Solomon takes the children to the Waylon Place and tells them the history of the location. He tells them to use the Black Book, a book containing dark spells, to summon the Lords in Black, the ancient entities that give the book its power. Max appears, having killed Solomon's assistant, and the teens run off. Solomon tries to make a deal with Max, but Max refuses and he kills Solomon offscreen with a shovel. The teens discover the summoning ritual must be performed at one of many Black Altars in the town, one of which is the school. On their way to the school, they are arrested by Detective Shapiro. The teens try to explain the situation to her, but she doesn't believe them until Max appears ahead of them, causing the car to crash, and knocking out Shapiro.

Upon reaching the school, they summon the Lords in Black. The Lords agree to help in return for the thing they cherish most. Their leader, Wiggly, tells Steph to kill Pete with the gun she took from Grace ("The Summoning"). Max appears, and the teens run away.

Peter and Steph are separated from Grace. Peter and Steph realize that they are what each other cherishes most. Peter convinces Steph to shoot and kill him, but Max shows up and stops the bullet ("Cool As I Think I Am (Reprise)"). Max is about to kill Peter and Steph when Grace interrupts, offering to have sex with Max. He accepts, vowing to kill them later. Afterwards, Grace proclaims that she has given up what she cherishes most, her chastity. The Lords in Black reappear and take Max to their realm.

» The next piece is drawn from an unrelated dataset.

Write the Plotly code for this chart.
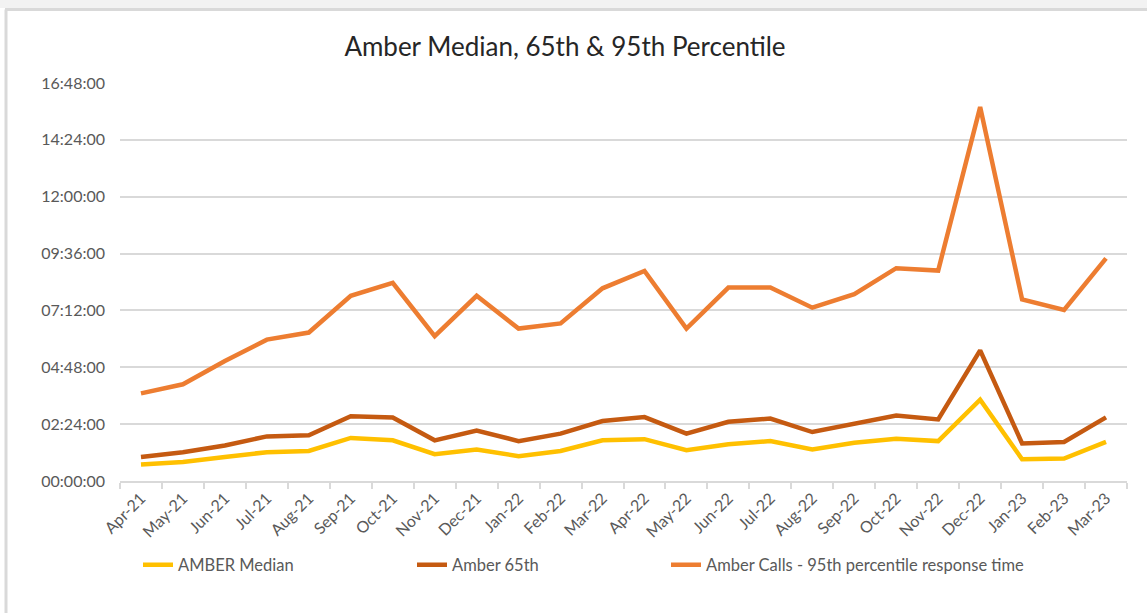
import plotly.graph_objects as go

months = ["Apr-21","May-21","Jun-21","Jul-21","Aug-21","Sep-21","Oct-21","Nov-21","Dec-21",
          "Jan-22","Feb-22","Mar-22","Apr-22","May-22","Jun-22","Jul-22","Aug-22","Sep-22",
          "Oct-22","Nov-22","Dec-22","Jan-23","Feb-23","Mar-23"]

# values in minutes
median_min = [42, 48, 61, 73, 76, 109, 103, 68, 80, 63, 76, 103, 106, 78, 93, 101, 80, 97,
              107, 101, 206, 55, 57, 99]
p65_min = [61, 73, 90, 113, 116, 164, 161, 103, 128, 101, 120, 152, 162, 120, 150, 158, 124, 144,
           166, 156, 331, 95, 99, 161]
p95_min = [222, 245, 304, 358, 376, 469, 502, 367, 469, 386, 399, 488, 532, 386, 490, 490, 439, 473,
           539, 533, 947, 460, 433, 564]

names = ["AMBER Median", "Amber 65th", "Amber Calls - 95th percentile response time"]
colors = ["#FFC000", "#C55A11", "#ED7D31"]

tick_vals = list(range(0, 1009, 144))
def fmt(m):
    return f"{m // 60:02d}:{m % 60:02d}:00"
tick_text = [fmt(v) for v in tick_vals]

W, H = 1147, 613
L, R, T, B = 120, 20, 83, 132
pw, ph = W - L - R, H - T - B

def px2x(px):
    return (px - L) / pw
def py2y(py):
    return (H - B - py) / ph

fig = go.Figure()
series = [median_min, p65_min, p95_min]
legend_ids = ["legend", "legend2", "legend3"]
for s, n, c, lg in zip(series, names, colors, legend_ids):
    fig.add_trace(go.Scatter(x=months, y=s, name=n, mode="lines",
                             line=dict(color=c, width=4.5),
                             legend=lg))

font_family = "Lato, 'Open Sans', sans-serif"
leg_common = dict(orientation="h", yanchor="middle", xanchor="left",
                  font=dict(family=font_family, size=16.5, color="#595959"),
                  bgcolor="rgba(0,0,0,0)")
fig.update_layout(
    width=W, height=H,
    margin=dict(l=L, r=R, t=T, b=B),
    paper_bgcolor="white", plot_bgcolor="white",
    title=dict(text="Amber Median, 65th & 95th Percentile", x=(565) / W, xanchor="center",
               y=1 - 47 / H, yanchor="middle",
               font=dict(family=font_family, size=26, color="#262626")),
    showlegend=True,
    legend=dict(x=px2x(138), y=py2y(565), **leg_common),
    legend2=dict(x=px2x(412), y=py2y(565), **leg_common),
    legend3=dict(x=px2x(666), y=py2y(565), **leg_common),
    xaxis=dict(type="category", showgrid=False, showline=True, linecolor="#d9d9d9", linewidth=1.5,
               ticks="outside", tickson="boundaries", ticklen=6, tickcolor="#d9d9d9", tickwidth=1.5,
               tickangle=-45, tickfont=dict(family=font_family, size=16, color="#595959"),
               range=[-0.5, 23.5]),
    yaxis=dict(range=[0, 1008], tickvals=tick_vals, ticktext=tick_text, showgrid=True,
               gridcolor="#d9d9d9", gridwidth=1.5, zeroline=False, showline=False,
               ticks="", ticklabelstandoff=14,
               tickfont=dict(family=font_family, size=16, color="#595959")),
    shapes=[
        dict(type="rect", xref="paper", yref="paper", x0=px2x(0), x1=px2x(W), y0=py2y(0), y1=py2y(8),
             fillcolor="#f2f2f2", line=dict(width=0), layer="below"),
        dict(type="line", xref="paper", yref="paper", x0=px2x(5), x1=px2x(W), y0=py2y(9.5), y1=py2y(9.5),
             line=dict(color="#d9d9d9", width=3)),
        dict(type="line", xref="paper", yref="paper", x0=px2x(6), x1=px2x(6), y0=py2y(9.5), y1=py2y(H),
             line=dict(color="#d9d9d9", width=3)),
    ],
)

fig.write_html("out.html", config={"displayModeBar": False},
               post_script="document.body.style.margin='0';document.body.style.padding='0';")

Weeks later, everything has returned to normal, and Peter and Steph attend Homecoming together ("The Best Of You"). When Grace kisses her date, she is disgusted and reveals her plan to kill all "dirty dudes" with the Black Book ("Dirty Dudes Must Die").

== Musical numbers ==

- Act 1
- "High School Is Killing Me" – Company
- "Literal Monster" – Pete, Max, Company
- "Cool As I Think I Am" – Pete
- "Dirty Girl" – Max, Grace
- "Bully The Bully" – Grace, Pete, Steph, Ruth, Richie
- "Bury The Bully" – Grace, Pete, Steph, Ruth, Richie
- "Go Go Nighthawks!" – Company
- "Nerdy Prudes Must Die" – Max, Richie, Company
- Act 2
- "Hatchet Town" – Company
- "Just For Once" – Ruth
- "If I Loved You" – Pete, Steph
- "The Summoning" – Pete, Steph, Grace, The Lords In Black
- "Cool As I Think I Am (Reprise)" – Pete, Steph
- "The Best Of You" – Pete, Steph, Company
- "Dirty Dudes Must Die" – Grace, Company

== Roles ==

| Character | Los Angeles | West End |
| 2023 | 2027 |
| Peter Spankoffski, Dan Reynolds | Joey Richter |  |
| Stephanie Lauter | Mariah Rose Faith Casillas |  |
| Grace Chasity | Angela Giarratana |  |
| Max Jägerman, Rudolph | Will Branner |  |
| Ruth Fleming, Donna Daggit, Blinky/Bliklotep, Emma Perkins, Brooke | Lauren Lopez |  |
| Richie Lipschitz, Wiggly/Wiggog Y'Wrath, Paul Matthews, Boy Jerry, Trevor | Jon Matteson |  |
| Solomon Lauter, Pokey/Pokotho, Jason Jepson | Corey Dorris |  |
| Detective Shapiro, Brenda | Bryce Charles |  |
| Tinky/T'Noy Karaxis, Officer Bailey, Mark Chasity, Kyle Clauger | Curt Mega |  |
| Nibbly/Nibblenephim, Karen Chasity, Miss Tessburger, Miss Mulberry | Kim Whalen |  |

== Development ==
Nerdy Prudes Must Die was first mentioned during a live stream on October 11, 2019 and was due to be performed in 2020, but was postponed due to the COVID-19 pandemic. Starkid Productions considered condensing the musical into a shorter story and making it part of the Nightmare Time web series if it was postponed for too long, but this never happened. The show was officially announced on June 10, 2022 and a trailer was posted the next day. A recorded performance was uploaded to Starkid's YouTube channel on October 13, 2023.